Open Source developers only: how much time per month do you budget to maintain a one-developer project?
@evan I am trying to understand the poll. Is it asking how much time do I think an one-developer project should take up of my time as an open/free source developer? Or how much time I spend a month on an one-developer project? I answered the later as I really only contribute to one project (a non-one developer project) and that in itself takes most of my time spent working. Now I do contribute directly and indirectly to many other projects including one-developer projects but usually in terms of bug reports when I see issues with the code which shows up in newer versions of GCC.
@pinskia yeah, interesting question! I definitely meant it as, you are a single developer and you are maintaining a project solo. How much time would that take?
I think you would use this kind of estimate when you were deciding to launch a new project, say. "Can I afford to spend X hours per month on a new project?"
Or if you were applying for a grant or stipend to cover your work on the project. "I spend X hours per month on this, so at my billing rate of $Y per hour I'd need $X*Y."
@pinskia or if a friend had been offered a chance to take over as maintainer of a project. "I think it's a good opportunity, but I don't know how much of a commitment it is. How much time do *you* spend maintaining <insert name of project>?"
@pinskia in general, I'd expect a project with 4 maintainers to take about 4X hours per month from all the maintainers combined, but it usually doesn't slice evenly that way.
@pinskia oh, also: I think there is a difference in kind between being a *contributor* (especially a one-time contributor, like doing a bug report) and a *maintainer* on a project.
@evan Also when reading the question I was thinking this question has to be about a done-ish project to be anything comparable?
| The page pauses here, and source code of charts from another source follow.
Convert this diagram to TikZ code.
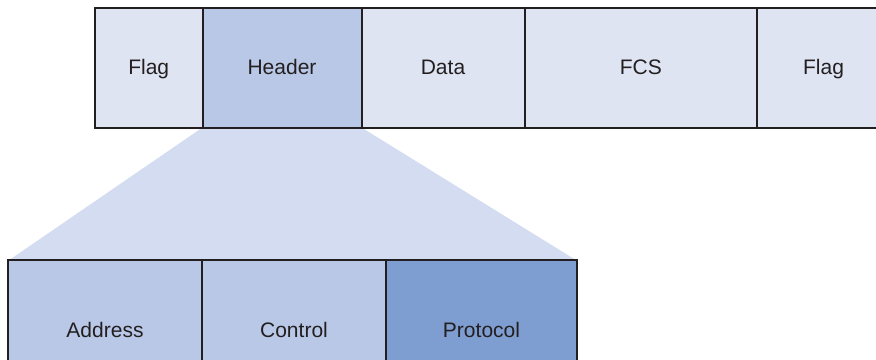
\documentclass[tikz,border=0pt]{standalone}
\usepackage{fontspec}
\setmainfont{Liberation Sans}
\usetikzlibrary{positioning,backgrounds}
\definecolor{lineblack}{HTML}{231F20}
\definecolor{flagblue}{HTML}{DFE4F3}
\definecolor{headblue}{HTML}{B9C8E7}
\definecolor{funnelblue}{HTML}{D3DCF0}
\definecolor{protoblue}{HTML}{7E9ED2}

\tikzset{
	field/.style={draw=lineblack, line width=1pt, outer sep=0pt, inner sep=0pt,
		text=lineblack, text height=0.82em, text depth=0.1em,
		font=\fontsize{10.5}{12}\selectfont},
	topfield/.style={field, minimum height=59.75pt},
	subfield/.style={field, minimum height=70.5pt, fill=headblue},
	funnel/.style={fill=funnelblue}
}

\begin{document}
\begin{tikzpicture}[x=0.5pt, y=-0.5pt]
	\useasboundingbox (0,0) rectangle (876,359);
	% frame
	\node[topfield, fill=flagblue, minimum width=53.75pt, anchor=north west] (flagl) at (95,8) {Flag};
	\node[topfield, fill=headblue, minimum width=79.5pt, right=0pt of flagl] (hdr) {Header};
	\node[topfield, fill=flagblue, minimum width=81.5pt, right=0pt of hdr] (data) {Data};
	\node[topfield, fill=flagblue, minimum width=116.25pt, right=0pt of data] (fcs) {FCS};
	\node[topfield, fill=flagblue, minimum width=66.5pt, right=0pt of fcs] (flagr) {Flag};
	% header fields
	\node[subfield, minimum width=97pt, anchor=north west] (addr) at (8,259.5) {Address};
	\node[subfield, minimum width=92pt, right=0pt of addr] (ctrl) {Control};
	\node[subfield, fill=protoblue, minimum width=95.5pt, right=0pt of ctrl] (proto) {Protocol};
	\begin{scope}[on background layer]
		\fill[funnel] (hdr.south west) -- (hdr.south east) -- ([xshift=-1pt]proto.north east)
			-- ([xshift=1pt]addr.north west) -- cycle;
	\end{scope}
\end{tikzpicture}
\end{document}
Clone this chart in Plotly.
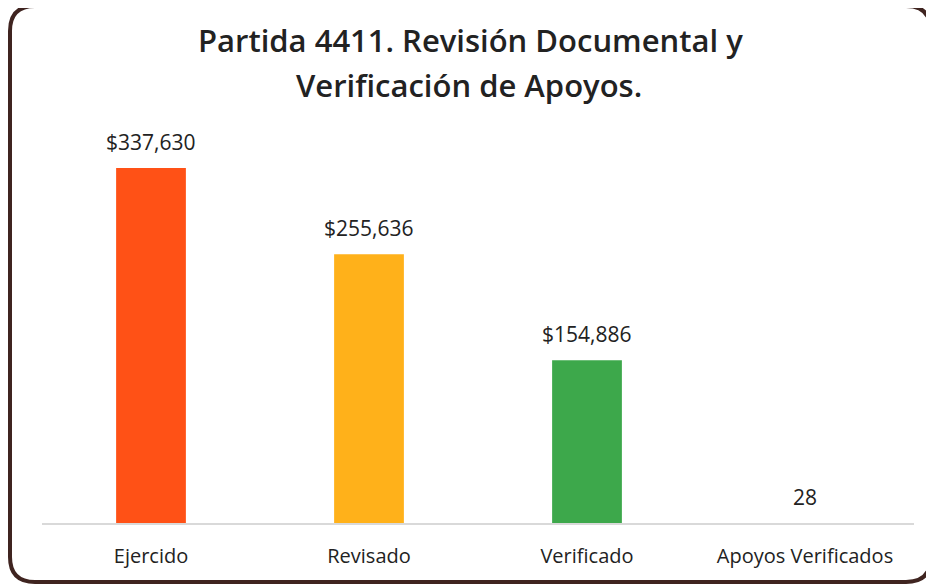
import plotly.graph_objects as go

categories = ["Ejercido", "Revisado", "Verificado", "Apoyos Verificados"]
values = [337630, 255636, 154886, 28]
value_labels = ["$337,630", "$255,636", "$154,886", "28"]
bar_colors = ["#FF5116", "#FFB11A", "#3DA84B", "rgba(68,114,196,0)"]
title_lines = ["Partida 4411. Revisión Documental y", "Verificación de Apoyos."]

# page has an 8px body margin; figure sized to fill the visible window
OFF = 8
W, H = 934 - OFF, 586 - OFF
L, R, T, B = 34, 20, 122, 63
PW, PH = W - L - R, H - T - B
YMAX = 373770

def px(x):  # window pixel -> paper
    return (x - OFF - L) / PW

def py(y):
    return (H - B - (y - OFF)) / PH

FONT = "Open Sans"
TXT = "#222222"

fig = go.Figure()
fig.add_trace(go.Bar(
    x=categories, y=values, marker=dict(color=bar_colors, line=dict(width=0)),
    width=0.32, hoverinfo="skip", showlegend=False,
))

annotations = []
for c, v, lab in zip(categories, values, value_labels):
    annotations.append(dict(
        x=c, y=v, xref="x", yref="y", text=lab, showarrow=False,
        xanchor="center", yanchor="middle", yshift=26,
        font=dict(family=FONT, size=21, color=TXT),
    ))
annotations.append(dict(x=px(470), y=py(40), xref="paper", yref="paper", text=title_lines[0],
                        showarrow=False, xanchor="center", yanchor="middle",
                        font=dict(family=FONT, size=31, color=TXT, weight=600)))
annotations.append(dict(x=px(469), y=py(85), xref="paper", yref="paper", text=title_lines[1],
                        showarrow=False, xanchor="center", yanchor="middle",
                        font=dict(family=FONT, size=31, color=TXT, weight=600)))

r = 25
x0, x1, y0, y1 = px(10), px(931), py(6), py(582)
rx, ry = r / PW, r / PH
path = (f"M {x0+rx},{y0} L {x1-rx},{y0} Q {x1},{y0} {x1},{y0-ry} "
        f"L {x1},{y1+ry} Q {x1},{y1} {x1-rx},{y1} L {x0+rx},{y1} "
        f"Q {x0},{y1} {x0},{y1+ry} L {x0},{y0-ry} Q {x0},{y0} {x0+rx},{y0} Z")

fig.update_layout(
    width=W, height=H, margin=dict(l=L, r=R, t=T, b=B),
    paper_bgcolor="white", plot_bgcolor="white",
    xaxis=dict(type="category", showgrid=False, zeroline=False, showline=True,
               linecolor="#D9D9D9", linewidth=1.5, ticks="", ticklabelstandoff=14,
               tickfont=dict(family=FONT, size=20, color=TXT)),
    yaxis=dict(range=[0, YMAX], visible=False, showgrid=False, zeroline=False),
    annotations=annotations,
    shapes=[dict(type="path", path=path, xref="paper", yref="paper",
                 line=dict(color="#3F2420", width=4), layer="above")],
)

fig.write_html("out.html")
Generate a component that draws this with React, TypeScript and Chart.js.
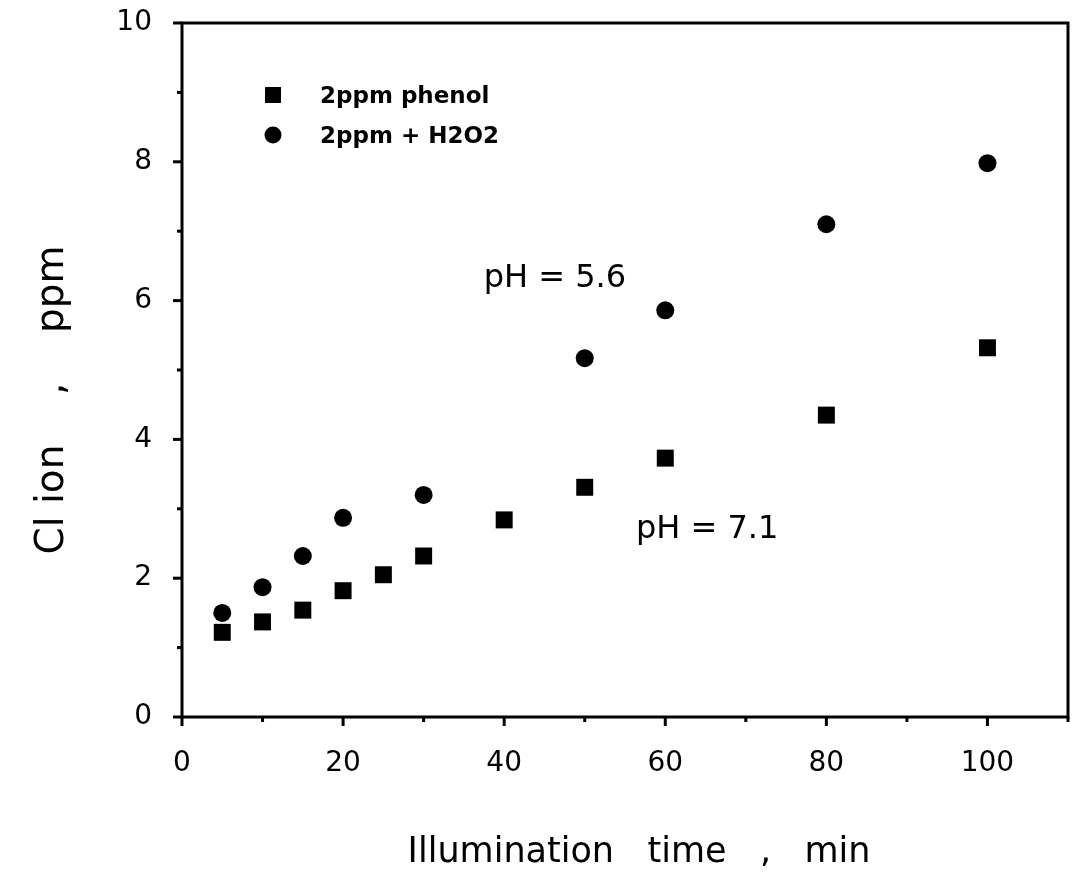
import React, { useEffect, useRef } from "react";
import { Chart, registerables } from "chart.js";

Chart.register(...registerables);

const phenolTimes = [5, 10, 15, 20, 25, 30, 40, 50, 60, 80, 100];
const phenolCl = [1.22, 1.37, 1.54, 1.82, 2.05, 2.32, 2.84, 3.31, 3.73, 4.35, 5.32];
const h2o2Times = [5, 10, 15, 20, 30, 50, 60, 80, 100];
const h2o2Cl = [1.5, 1.87, 2.32, 2.87, 3.2, 5.17, 5.86, 7.1, 7.98];
const seriesNames = ["2ppm phenol", "2ppm + H2O2"];
const annotations = [
  { text: "pH = 5.6", x: 46.3, y: 6.31 },
  { text: "pH = 7.1", x: 65.2, y: 2.7 },
];
const xTitle = "Illumination   time   ,   min";
const yTitle = "Cl ion    ,    ppm";

const FONT = "'DejaVu Sans', Verdana, sans-serif";

const customPlugin = {
  id: "custom",
  beforeDatasetsDraw(chart: any) {
    const { ctx, chartArea, scales } = chart;
    const { left, right, top, bottom } = chartArea;
    const xs = scales.x;
    const ys = scales.y;
    ctx.save();
    ctx.strokeStyle = "#000";
    ctx.lineWidth = 3;
    ctx.lineCap = "square";
    ctx.beginPath();
    ctx.rect(left, top, right - left, bottom - top);
    ctx.stroke();
    ctx.lineCap = "butt";
    for (let v = 0; v <= 110; v += 10) {
      const px = xs.getPixelForValue(v);
      const len = v % 20 === 0 ? 9 : 5;
      ctx.beginPath();
      ctx.moveTo(px, bottom);
      ctx.lineTo(px, bottom + len);
      ctx.stroke();
    }
    for (let v = 0; v <= 10; v += 1) {
      const py = ys.getPixelForValue(v);
      const len = v % 2 === 0 ? 9 : 5;
      ctx.beginPath();
      ctx.moveTo(left, py);
      ctx.lineTo(left - len, py);
      ctx.stroke();
    }
    ctx.restore();
  },
  afterDatasetsDraw(chart: any) {
    const { ctx, scales } = chart;
    const xs = scales.x;
    const ys = scales.y;
    ctx.save();
    ctx.fillStyle = "#000";
    ctx.font = `32px ${FONT}`;
    ctx.textAlign = "center";
    ctx.textBaseline = "middle";
    for (const a of annotations) {
      ctx.fillText(a.text, xs.getPixelForValue(a.x), ys.getPixelForValue(a.y));
    }
    const lx = 273;
    const ly = [95, 135];
    ctx.fillRect(lx - 8, ly[0] - 8, 16, 16);
    ctx.beginPath();
    ctx.arc(lx, ly[1], 8.5, 0, Math.PI * 2);
    ctx.fill();
    ctx.font = `bold 23px ${FONT}`;
    ctx.textAlign = "left";
    ctx.textBaseline = "alphabetic";
    ctx.fillText(seriesNames[0], 320, ly[0] + 8);
    ctx.fillText(seriesNames[1], 320, ly[1] + 8);
    ctx.font = `35px ${FONT}`;
    ctx.textAlign = "center";
    ctx.textBaseline = "alphabetic";
    ctx.fillText(xTitle, 639, 862);
    ctx.save();
    ctx.translate(63, 400);
    ctx.rotate(-Math.PI / 2);
    ctx.font = `39px ${FONT}`;
    ctx.fillText(yTitle, 0, 0);
    ctx.restore();
    ctx.restore();
  },
};

export default function App() {
  const ref = useRef<HTMLCanvasElement | null>(null);
  useEffect(() => {
    if (!ref.current) return;
    const chart = new Chart(ref.current, {
      type: "scatter",
      data: {
        datasets: [
          {
            label: seriesNames[0],
            data: phenolTimes.map((t, i) => ({ x: t, y: phenolCl[i] })),
            pointStyle: "rect",
            pointRadius: 12,
            backgroundColor: "#000",
            borderColor: "#000",
            borderWidth: 0,
          },
          {
            label: seriesNames[1],
            data: h2o2Times.map((t, i) => ({ x: t, y: h2o2Cl[i] })),
            pointStyle: "circle",
            pointRadius: 9,
            backgroundColor: "#000",
            borderColor: "#000",
            borderWidth: 0,
          },
        ],
      },
      options: {
        responsive: false,
        animation: false,
        layout: { padding: { top: 23, right: 9, left: 0, bottom: 0 } },
        plugins: {
          legend: { display: false },
          tooltip: { enabled: false },
          title: { display: false },
        },
        scales: {
          x: {
            type: "linear",
            min: 0,
            max: 110,
            grid: { display: false },
            border: { display: false },
            afterFit: (s: any) => {
              s.height = 158;
              s.paddingLeft = 0;
              s.paddingRight = 0;
            },
            ticks: {
              stepSize: 20,
              padding: 22,
              color: "#000",
              font: { family: FONT, size: 28 },
              callback: (v: any) => (Number(v) % 20 === 0 && Number(v) <= 100 ? String(v) : ""),
            },
          },
          y: {
            type: "linear",
            min: 0,
            max: 10,
            grid: { display: false },
            border: { display: false },
            afterFit: (s: any) => {
              s.width = 182;
              s.paddingTop = 0;
              s.paddingBottom = 0;
            },
            ticks: {
              stepSize: 2,
              padding: 22,
              color: "#000",
              font: { family: FONT, size: 28 },
            },
          },
        },
      },
      plugins: [customPlugin],
    });
    return () => chart.destroy();
  }, []);
  return (
    <div style={{ position: "fixed", left: 0, top: 0, width: 1080, height: 875, background: "#fff" }}>
      <canvas ref={ref} width={1080} height={875} />
    </div>
  );
}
Not someone still working excitedly on getting something working and solving the core problem?
I think many (most?) people would use all their available time to get something going and useful, and then settle into maintenance mode – maintaining compatibility with dependencies, handling incoming issues and PRs, etc – unless something specific kicks them into feature mode again for some time.
@pinskia
@notclacke @pinskia the question is "maintain"!